## DESCRIPTION OF THE TASK:
With all pictures omitted, return verbatim the lines from the beginning of the records below through the line containing "import * as".

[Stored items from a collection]
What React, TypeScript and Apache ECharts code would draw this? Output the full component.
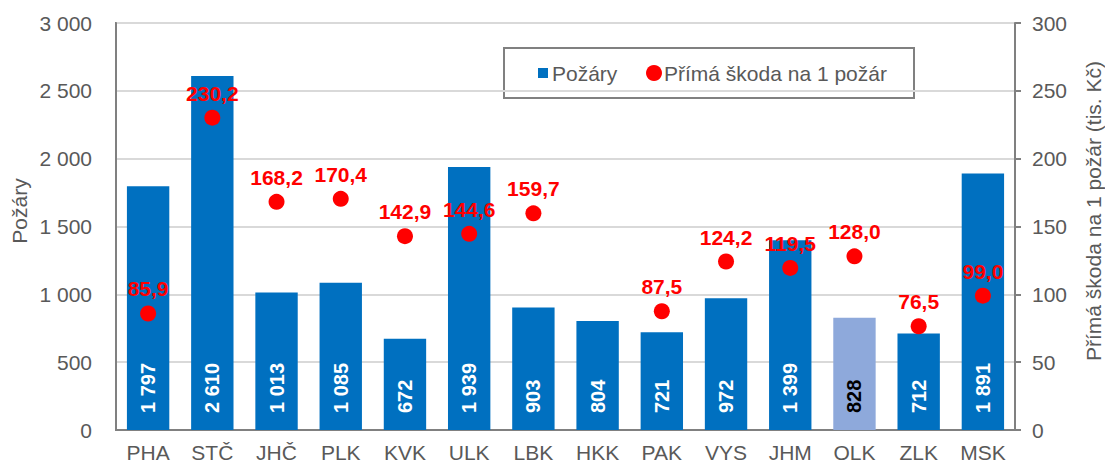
import React, { useEffect, useRef } from "react";
import * as echarts from "echarts";

const categories = ["PHA", "STČ", "JHČ", "PLK", "KVK", "ULK", "LBK", "HKK", "PAK", "VYS", "JHM", "OLK", "ZLK", "MSK"];
const fires = [1797, 2610, 1013, 1085, 672, 1939, 903, 804, 721, 972, 1399, 828, 712, 1891];
const damage: (number | null)[] = [85.9, 230.2, 168.2, 170.4, 142.9, 144.6, 159.7, null, 87.5, 124.2, 119.5, 128.0, 76.5, 99.0];
const highlighted = "OLK";
const leftName = "Požáry";
const rightName = "Přímá škoda na 1 požár (tis. Kč)";
const seriesNames = ["Požáry", "Přímá škoda na 1 požár"];

const FONT = "'Liberation Sans', Arial, sans-serif";
const GRAY = "#595959";

const fmtThousands = (v: number) => String(v).replace(/\B(?=(\d{3})+(?!\d))/g, " ");
const fmtDec = (v: number) => v.toFixed(1).replace(".", ",");

export default function App() {
  const ref = useRef<HTMLDivElement>(null);
  useEffect(() => {
    if (!ref.current) return;
    const chart = echarts.init(ref.current, null, { renderer: "svg" });
    chart.setOption({
      animation: false,
      textStyle: { fontFamily: FONT },
      grid: {
        left: 116, right: 90, top: 23, bottom: 33,
        show: true, borderColor: "#808080", borderWidth: 2, backgroundColor: "transparent",
      },
      legend: { show: false },
      graphic: [
        {
          type: "text", x: 19, y: 211, rotation: Math.PI / 2,
          style: { text: leftName, fill: GRAY, font: `21px ${FONT}`, align: "center", verticalAlign: "middle" },
        },
        {
          type: "text", x: 1093, y: 211, rotation: Math.PI / 2,
          style: { text: rightName, fill: GRAY, font: `21px ${FONT}`, align: "center", verticalAlign: "middle" },
        },
        {
          type: "group", left: 503, top: 47,
          children: [
            { type: "rect", shape: { x: 0, y: 0, width: 410, height: 50 }, style: { fill: "#fff", stroke: "#808080", lineWidth: 2 } },
            { type: "rect", shape: { x: 34, y: 20, width: 10, height: 10 }, style: { fill: "#0070C0" } },
            { type: "text", x: 48, y: 25, style: { text: seriesNames[0], fill: GRAY, font: `21px ${FONT}`, verticalAlign: "middle" } },
            { type: "circle", shape: { cx: 150, cy: 25, r: 8 }, style: { fill: "#FF0000" } },
            { type: "text", x: 160, y: 25, style: { text: seriesNames[1], fill: GRAY, font: `21px ${FONT}`, verticalAlign: "middle" } },
          ],
        },
      ],
      xAxis: {
        type: "category",
        data: categories,
        axisLine: { lineStyle: { color: "#808080", width: 2 } },
        axisTick: { show: false },
        axisLabel: { color: GRAY, fontSize: 21, fontFamily: FONT, margin: 12 },
      },
      yAxis: [
        {
          type: "value", min: 0, max: 3000, interval: 500,
          axisLine: { show: true, lineStyle: { color: "#808080", width: 2 } },
          axisTick: { show: false },
          axisLabel: { color: GRAY, fontSize: 21, fontFamily: FONT, margin: 24, formatter: (v: number) => fmtThousands(v) },
          splitLine: { lineStyle: { color: "#D9D9D9", width: 2 } },
        },
        {
          type: "value", min: 0, max: 300, interval: 50, position: "right",
          axisLine: { show: true, lineStyle: { color: "#808080", width: 2 } },
          axisTick: { show: true, length: 6, lineStyle: { color: "#808080", width: 2 } },
          axisLabel: { color: GRAY, fontSize: 21, fontFamily: FONT, margin: 17 },
          splitLine: { show: false },
        },
      ],
      series: [
        {
          name: seriesNames[0],
          type: "bar",
          yAxisIndex: 0,
          barCategoryGap: "34%",
          data: fires.map((v, i) => {
            const hl = categories[i] === highlighted;
            return {
              value: v,
              itemStyle: { color: hl ? "#8EA9DB" : "#0070C0" },
              label: { color: hl ? "#000000" : "#FFFFFF" },
            };
          }),
          label: {
            show: true, position: "insideBottom", rotate: 90, align: "left", verticalAlign: "middle",
            distance: 17, fontSize: 20, fontWeight: "bold", fontFamily: FONT,
            formatter: (p: any) => fmtThousands(p.value),
          },
          z: 2,
        },
        {
          name: seriesNames[1],
          type: "scatter",
          yAxisIndex: 1,
          symbol: "circle",
          symbolSize: 16,
          itemStyle: { color: "#FF0000", opacity: 1 },
          data: damage.map((v) => (v === null ? "-" : v)),
          label: {
            show: true, position: "top", distance: 6, color: "#FF0000",
            fontSize: 21, fontWeight: "bold", fontFamily: FONT,
            formatter: (p: any) => fmtDec(p.value),
          },
          z: 3,
        },
      ],
    });
    return () => chart.dispose();
  }, []);
  return <div ref={ref} style={{ width: 1105, height: 463, position: "absolute", left: 0, top: 0 }} />;
}
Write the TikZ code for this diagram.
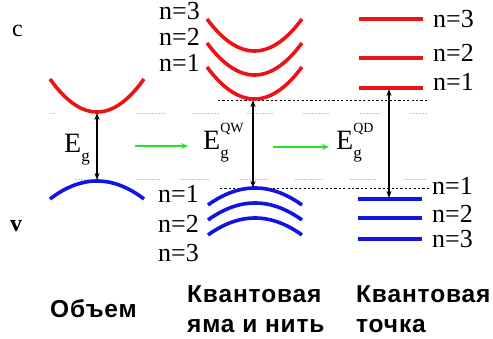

## OUTPUT OF THE TASK:
What React, TypeScript and Apache ECharts code would draw this? Output the full component.
import React, { useEffect, useRef } from "react";
import * as echarts from "echarts";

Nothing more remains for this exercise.